The Pizza Connection

Painstaking Work Leads to Landmark 1980s Heroin Bust

Thirty-five years ago, in early April 1984, the FBI closed in on a real-life Mafia godfather.

His name was Gaetano Badalamenti, and he was the former top boss of the Sicilian Mafia. Though banished from Sicily by rival mobsters in 1978, Badalamenti had continued to secretly lead one of the world’s most prolific drug cartels. Frequently on the move, he ultimately traveled with his wife and oldest son to Madrid. Pietro Alfano, a nephew who was his top operative in the American Midwest, took a flight from Chicago to meet them.


Little did Badalamenti know that Spanish authorities, acting on information from the FBI, were watching closely. On April 8, Badalamenti and Alfano ventured out onto the streets of Madrid and were quickly taken into custody. His son was arrested soon after.

The next day, the FBI conducted a carefully coordinated roundup of nearly 30 Mafia members and associates who worked with Badalamenti in the United States. Under the leadership of FBI New York, agents in six Bureau offices made arrests and carried out search warrants, seizing drug paraphernalia, large amounts of cash and weapons, and a trove of documents.

Among those swept up in the dragnet was Salvatore “Toto” Catalano, the owner of a bakery in Queens and a major figure in the Bonanno Mafia family based in New York. Catalano served as Badalamenti’s primary nexus to the American Mafia and the leader of his U.S. crew, a group of Sicilian immigrants known as the “Zips.”

The trial began on October 24, 1985, with 22 total defendants, all Sicilian-born men. As the government made its case over 16 grueling months—giving rise to the longest criminal jury trial in U.S. history to this day—two men pleaded guilty to lesser charges. One was brutally murdered, likely a victim of friction between Catalano and Badalamenti (Alfano was later shot and nearly killed in retaliation). That left 19 defendants by the time the jury delivered its verdict on March 2, 1987.

Federal prosecutors—including Louis Freeh, who would later become Director of the FBI—argued that the men were part of a vast, long-running drug conspiracy that touched four continents. The scheme involved purchasing morphine base from suppliers in Turkey, processing it into heroin in Sicily, smuggling it into the U.S., and then selling it through pizza shops and other Mafia-run businesses stretching from New York to Illinois and Wisconsin. Cocaine was also being imported from South America as part of the operation.

It was a lucrative business. From January 1975 until April 1984, an estimated $1.6 billion worth of heroin was shipped to this country in the plot. The cash profits were then illegally laundered through a web of banks and brokerages in the U.S. and overseas.
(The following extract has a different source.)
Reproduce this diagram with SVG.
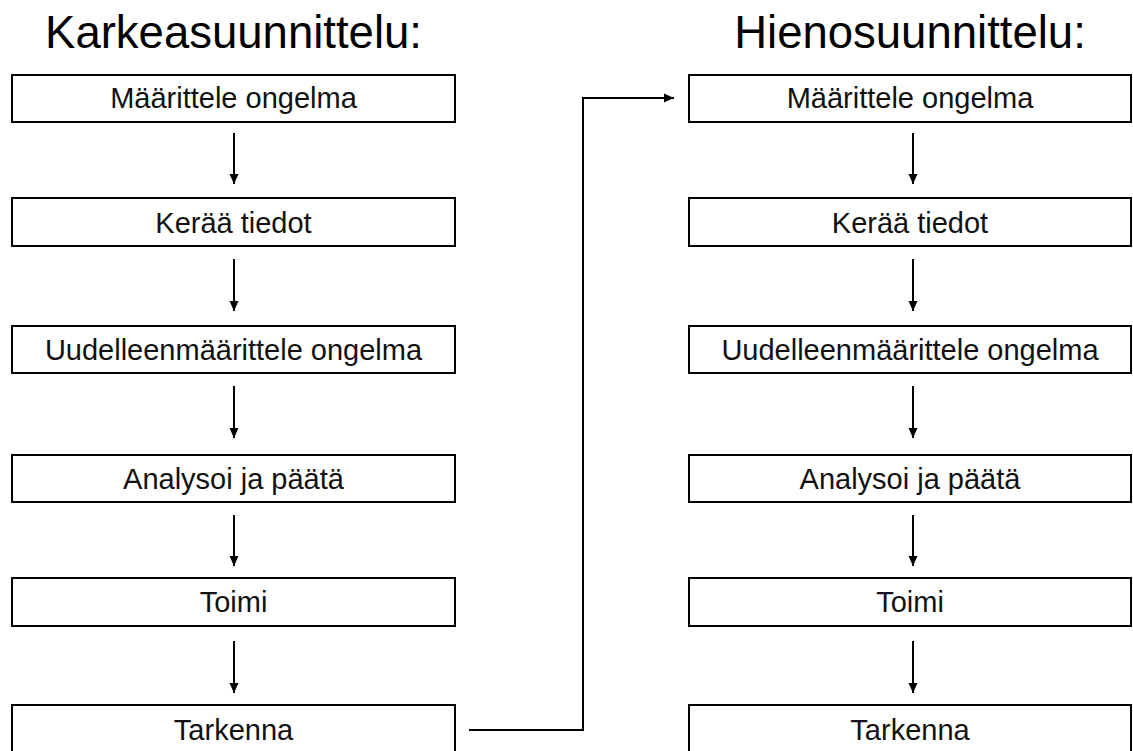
<svg xmlns="http://www.w3.org/2000/svg" width="1133" height="751" viewBox="0 0 1133 751">
<style>
.box{fill:#fff;stroke:#000;stroke-width:2}
.t{font-family:"Liberation Sans",Arial,sans-serif;font-size:29px;fill:#111;text-anchor:middle}
.title{font-family:"Liberation Sans",Arial,sans-serif;font-size:45.5px;fill:#000;text-anchor:middle}
.c{fill:none;stroke:#000;stroke-width:2}
</style>
<defs>
<marker id="ah" markerUnits="userSpaceOnUse" markerWidth="10" markerHeight="10" viewBox="0 0 10 10" refX="10" refY="5" orient="auto">
<path d="M0,0.5 L10,5 L0,9.5 Z" fill="#000"/>
</marker>
</defs>
<rect width="1133" height="751" fill="#fff"/>
<text class="title" x="233.5" y="48">Karkeasuunnittelu:</text>
<text class="title" x="910" y="48">Hienosuunnittelu:</text>
<g id="L1"><rect class="box" x="12" y="75" width="443" height="47"/><text class="t" x="233.5" y="108">Määrittele ongelma</text></g>
<g id="L2"><rect class="box" x="12" y="198" width="443" height="48"/><text class="t" x="233.5" y="232.5">Kerää tiedot</text></g>
<g id="L3"><rect class="box" x="12" y="326" width="443" height="47"/><text class="t" x="233.5" y="360">Uudelleenmäärittele ongelma</text></g>
<g id="L4"><rect class="box" x="12" y="455" width="443" height="47"/><text class="t" x="233.5" y="489">Analysoi ja päätä</text></g>
<g id="L5"><rect class="box" x="12" y="578" width="443" height="48"/><text class="t" x="233.5" y="612">Toimi</text></g>
<g id="L6"><rect class="box" x="12" y="705" width="443" height="48"/><text class="t" x="233.5" y="740">Tarkenna</text></g>
<g id="R1"><rect class="box" x="689" y="75" width="442" height="47"/><text class="t" x="910" y="108">Määrittele ongelma</text></g>
<g id="R2"><rect class="box" x="689" y="198" width="442" height="48"/><text class="t" x="910" y="232.5">Kerää tiedot</text></g>
<g id="R3"><rect class="box" x="689" y="326" width="442" height="47"/><text class="t" x="910" y="360">Uudelleenmäärittele ongelma</text></g>
<g id="R4"><rect class="box" x="689" y="455" width="442" height="47"/><text class="t" x="910" y="489">Analysoi ja päätä</text></g>
<g id="R5"><rect class="box" x="689" y="578" width="442" height="48"/><text class="t" x="910" y="612">Toimi</text></g>
<g id="R6"><rect class="box" x="689" y="705" width="442" height="48"/><text class="t" x="910" y="740">Tarkenna</text></g>
<g id="connectors">
<line class="c" x1="234" y1="133" x2="234" y2="184" marker-end="url(#ah)"/>
<line class="c" x1="234" y1="259" x2="234" y2="311" marker-end="url(#ah)"/>
<line class="c" x1="234" y1="386" x2="234" y2="438" marker-end="url(#ah)"/>
<line class="c" x1="234" y1="515" x2="234" y2="566" marker-end="url(#ah)"/>
<line class="c" x1="234" y1="641" x2="234" y2="693" marker-end="url(#ah)"/>
<line class="c" x1="913" y1="133" x2="913" y2="184" marker-end="url(#ah)"/>
<line class="c" x1="913" y1="259" x2="913" y2="311" marker-end="url(#ah)"/>
<line class="c" x1="913" y1="386" x2="913" y2="438" marker-end="url(#ah)"/>
<line class="c" x1="913" y1="515" x2="913" y2="566" marker-end="url(#ah)"/>
<line class="c" x1="913" y1="641" x2="913" y2="693" marker-end="url(#ah)"/>
<polyline class="c" points="469,730 583,730 583,98 674,98" marker-end="url(#ah)"/>
</g>
</svg>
1984 U.S. Marshals arrest photo of Gaetano Badalamenti, part of the Pizza Connection case.

Gaetano Badalamenti

The case, dubbed “The Pizza Connection” by the news media because of the frequent use of pizza parlors as fronts for drug sales, was enormously complex and laborious. Undercover FBI agent Joe Pistone, who had infiltrated the Bonanno crime family in 1976, delivered crucial intelligence that helped set the case in motion. Over time, the investigation snowballed into a massive multi-agency and multi-national effort, with key contributions coming from the New York Police Department, the Drug Enforcement Administration (DEA), U.S. Customs, and international authorities (including FBI international legal attaché offices) in Italy, Sicily, Spain, Switzerland, Turkey, Brazil, Canada, Great Britain, Germany, and Mexico.

Over more than four years, the FBI and its partners gathered a mountain of records and evidence and utilized an array of investigative capabilities. They conducted surveillance on multiple players on multiple continents, sometimes around the clock. They traced and analyzed thousands of telephone calls, often from remote pay phones. Since the conspirators mostly spoke Sicilian and used coded phrases to conceal their true activities, turning their many covert conversations into plain English was especially challenging, requiring a team of expert translators from the FBI and elsewhere.

In the end, the painstaking efforts paid off. All but one of the final 19 defendants were convicted, with Gaetano Badalamenti and Catalano receiving hefty prison sentences.

The case has had some lasting downstream benefits as well. By fortifying partnerships, it helped pave the way for the expansion of the FBI’s network of legal attaché offices, so vital today in addressing global threats like terrorism and cybercrime. The first major drug bust after the Bureau was given concurrent jurisdiction with the DEA over narcotics violations in 1982, the probe also set an investigative standard for similar cases by employing the same suite of tools and approaches used by the FBI to address organized crime—most notably, the use of Racketeer Influenced and Corrupt Organizations Act, or RICO, to take down larger illicit groups and not just isolated actors.

Director Freeh would later put the case’s importance in perspective, calling it “the FBI’s first major, transnational criminal enterprise investigation and prosecution” and “a historic turning point for international police cooperation and coordinated enforcement action.”

The Pizza Connection was clearly a watershed, and 35 years later, it continues to pay dividends for policing and public safety.